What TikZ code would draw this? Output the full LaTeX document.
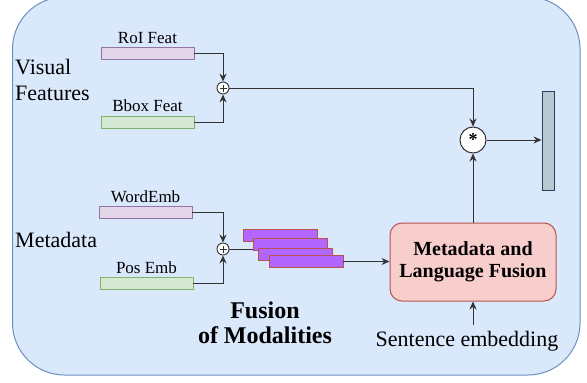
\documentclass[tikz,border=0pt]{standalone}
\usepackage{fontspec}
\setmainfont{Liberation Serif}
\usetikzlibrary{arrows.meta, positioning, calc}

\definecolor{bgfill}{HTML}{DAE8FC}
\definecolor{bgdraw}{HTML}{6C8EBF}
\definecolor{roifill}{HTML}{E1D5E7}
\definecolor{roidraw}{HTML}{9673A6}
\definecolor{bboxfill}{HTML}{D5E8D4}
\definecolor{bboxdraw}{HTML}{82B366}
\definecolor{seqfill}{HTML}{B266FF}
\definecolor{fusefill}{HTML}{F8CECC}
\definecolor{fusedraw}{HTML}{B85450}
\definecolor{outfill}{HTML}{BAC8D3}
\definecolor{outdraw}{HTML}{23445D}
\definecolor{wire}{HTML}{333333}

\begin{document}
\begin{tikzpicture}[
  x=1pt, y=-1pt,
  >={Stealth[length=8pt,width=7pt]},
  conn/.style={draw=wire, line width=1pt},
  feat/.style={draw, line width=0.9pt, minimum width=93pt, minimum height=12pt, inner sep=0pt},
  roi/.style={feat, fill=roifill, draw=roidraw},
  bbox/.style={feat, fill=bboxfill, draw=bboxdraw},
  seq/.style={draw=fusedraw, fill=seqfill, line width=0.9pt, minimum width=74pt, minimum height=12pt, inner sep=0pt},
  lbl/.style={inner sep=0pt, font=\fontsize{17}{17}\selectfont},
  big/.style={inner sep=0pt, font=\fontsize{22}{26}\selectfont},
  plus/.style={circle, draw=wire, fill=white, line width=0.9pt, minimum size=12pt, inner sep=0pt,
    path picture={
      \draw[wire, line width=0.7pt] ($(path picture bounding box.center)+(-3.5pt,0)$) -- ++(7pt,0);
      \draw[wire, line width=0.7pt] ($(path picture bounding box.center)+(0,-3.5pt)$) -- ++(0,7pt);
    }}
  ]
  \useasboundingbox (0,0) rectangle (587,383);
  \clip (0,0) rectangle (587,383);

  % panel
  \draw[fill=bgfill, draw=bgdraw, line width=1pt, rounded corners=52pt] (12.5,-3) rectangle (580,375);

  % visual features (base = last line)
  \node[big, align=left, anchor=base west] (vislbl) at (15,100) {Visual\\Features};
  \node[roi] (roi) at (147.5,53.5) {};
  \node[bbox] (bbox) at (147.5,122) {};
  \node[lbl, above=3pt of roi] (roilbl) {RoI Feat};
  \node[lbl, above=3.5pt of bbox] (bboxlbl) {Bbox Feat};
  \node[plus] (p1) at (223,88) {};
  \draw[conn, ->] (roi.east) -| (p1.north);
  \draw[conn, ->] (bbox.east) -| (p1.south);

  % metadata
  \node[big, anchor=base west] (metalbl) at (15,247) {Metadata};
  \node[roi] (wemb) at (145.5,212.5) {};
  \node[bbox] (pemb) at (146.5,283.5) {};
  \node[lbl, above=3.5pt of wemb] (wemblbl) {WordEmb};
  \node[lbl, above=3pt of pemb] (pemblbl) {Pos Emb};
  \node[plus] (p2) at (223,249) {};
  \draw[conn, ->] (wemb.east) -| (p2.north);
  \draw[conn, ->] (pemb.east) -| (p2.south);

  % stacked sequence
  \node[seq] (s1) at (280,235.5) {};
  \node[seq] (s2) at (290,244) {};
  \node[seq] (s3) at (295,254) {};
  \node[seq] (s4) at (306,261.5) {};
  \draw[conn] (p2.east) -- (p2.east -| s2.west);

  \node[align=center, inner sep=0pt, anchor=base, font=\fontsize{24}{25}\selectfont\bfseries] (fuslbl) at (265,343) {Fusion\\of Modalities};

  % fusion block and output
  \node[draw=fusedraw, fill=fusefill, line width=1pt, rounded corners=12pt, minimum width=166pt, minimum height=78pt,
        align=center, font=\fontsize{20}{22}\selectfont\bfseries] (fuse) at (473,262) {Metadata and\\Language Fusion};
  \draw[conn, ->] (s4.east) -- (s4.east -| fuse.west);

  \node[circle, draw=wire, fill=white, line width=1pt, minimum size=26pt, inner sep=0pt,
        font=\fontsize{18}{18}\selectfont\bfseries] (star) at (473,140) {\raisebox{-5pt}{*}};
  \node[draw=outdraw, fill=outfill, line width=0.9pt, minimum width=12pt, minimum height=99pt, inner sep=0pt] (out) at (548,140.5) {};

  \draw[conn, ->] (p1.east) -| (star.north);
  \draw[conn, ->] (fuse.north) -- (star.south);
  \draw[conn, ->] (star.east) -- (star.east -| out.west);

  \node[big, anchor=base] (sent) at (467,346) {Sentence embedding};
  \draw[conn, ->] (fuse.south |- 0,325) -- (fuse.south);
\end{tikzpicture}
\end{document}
■ ■ ■
**Aim**
Repeat the listing above exactly, with no pictures.

**Task response**
What TikZ code would draw this? Output the full LaTeX document.
\documentclass[tikz,border=0pt]{standalone}
\usepackage{fontspec}
\setmainfont{Liberation Serif}
\usetikzlibrary{arrows.meta, positioning, calc}

\definecolor{bgfill}{HTML}{DAE8FC}
\definecolor{bgdraw}{HTML}{6C8EBF}
\definecolor{roifill}{HTML}{E1D5E7}
\definecolor{roidraw}{HTML}{9673A6}
\definecolor{bboxfill}{HTML}{D5E8D4}
\definecolor{bboxdraw}{HTML}{82B366}
\definecolor{seqfill}{HTML}{B266FF}
\definecolor{fusefill}{HTML}{F8CECC}
\definecolor{fusedraw}{HTML}{B85450}
\definecolor{outfill}{HTML}{BAC8D3}
\definecolor{outdraw}{HTML}{23445D}
\definecolor{wire}{HTML}{333333}

\begin{document}
\begin{tikzpicture}[
  x=1pt, y=-1pt,
  >={Stealth[length=8pt,width=7pt]},
  conn/.style={draw=wire, line width=1pt},
  feat/.style={draw, line width=0.9pt, minimum width=93pt, minimum height=12pt, inner sep=0pt},
  roi/.style={feat, fill=roifill, draw=roidraw},
  bbox/.style={feat, fill=bboxfill, draw=bboxdraw},
  seq/.style={draw=fusedraw, fill=seqfill, line width=0.9pt, minimum width=74pt, minimum height=12pt, inner sep=0pt},
  lbl/.style={inner sep=0pt, font=\fontsize{17}{17}\selectfont},
  big/.style={inner sep=0pt, font=\fontsize{22}{26}\selectfont},
  plus/.style={circle, draw=wire, fill=white, line width=0.9pt, minimum size=12pt, inner sep=0pt,
    path picture={
      \draw[wire, line width=0.7pt] ($(path picture bounding box.center)+(-3.5pt,0)$) -- ++(7pt,0);
      \draw[wire, line width=0.7pt] ($(path picture bounding box.center)+(0,-3.5pt)$) -- ++(0,7pt);
    }}
  ]
  \useasboundingbox (0,0) rectangle (587,383);
  \clip (0,0) rectangle (587,383);

  % panel
  \draw[fill=bgfill, draw=bgdraw, line width=1pt, rounded corners=52pt] (12.5,-3) rectangle (580,375);

  % visual features (base = last line)
  \node[big, align=left, anchor=base west] (vislbl) at (15,100) {Visual\\Features};
  \node[roi] (roi) at (147.5,53.5) {};
  \node[bbox] (bbox) at (147.5,122) {};
  \node[lbl, above=3pt of roi] (roilbl) {RoI Feat};
  \node[lbl, above=3.5pt of bbox] (bboxlbl) {Bbox Feat};
  \node[plus] (p1) at (223,88) {};
  \draw[conn, ->] (roi.east) -| (p1.north);
  \draw[conn, ->] (bbox.east) -| (p1.south);

  % metadata
  \node[big, anchor=base west] (metalbl) at (15,247) {Metadata};
  \node[roi] (wemb) at (145.5,212.5) {};
  \node[bbox] (pemb) at (146.5,283.5) {};
  \node[lbl, above=3.5pt of wemb] (wemblbl) {WordEmb};
  \node[lbl, above=3pt of pemb] (pemblbl) {Pos Emb};
  \node[plus] (p2) at (223,249) {};
  \draw[conn, ->] (wemb.east) -| (p2.north);
  \draw[conn, ->] (pemb.east) -| (p2.south);

  % stacked sequence
  \node[seq] (s1) at (280,235.5) {};
  \node[seq] (s2) at (290,244) {};
  \node[seq] (s3) at (295,254) {};
  \node[seq] (s4) at (306,261.5) {};
  \draw[conn] (p2.east) -- (p2.east -| s2.west);

  \node[align=center, inner sep=0pt, anchor=base, font=\fontsize{24}{25}\selectfont\bfseries] (fuslbl) at (265,343) {Fusion\\of Modalities};

  % fusion block and output
  \node[draw=fusedraw, fill=fusefill, line width=1pt, rounded corners=12pt, minimum width=166pt, minimum height=78pt,
        align=center, font=\fontsize{20}{22}\selectfont\bfseries] (fuse) at (473,262) {Metadata and\\Language Fusion};
  \draw[conn, ->] (s4.east) -- (s4.east -| fuse.west);

  \node[circle, draw=wire, fill=white, line width=1pt, minimum size=26pt, inner sep=0pt,
        font=\fontsize{18}{18}\selectfont\bfseries] (star) at (473,140) {\raisebox{-5pt}{*}};
  \node[draw=outdraw, fill=outfill, line width=0.9pt, minimum width=12pt, minimum height=99pt, inner sep=0pt] (out) at (548,140.5) {};

  \draw[conn, ->] (p1.east) -| (star.north);
  \draw[conn, ->] (fuse.north) -- (star.south);
  \draw[conn, ->] (star.east) -- (star.east -| out.west);

  \node[big, anchor=base] (sent) at (467,346) {Sentence embedding};
  \draw[conn, ->] (fuse.south |- 0,325) -- (fuse.south);
\end{tikzpicture}
\end{document}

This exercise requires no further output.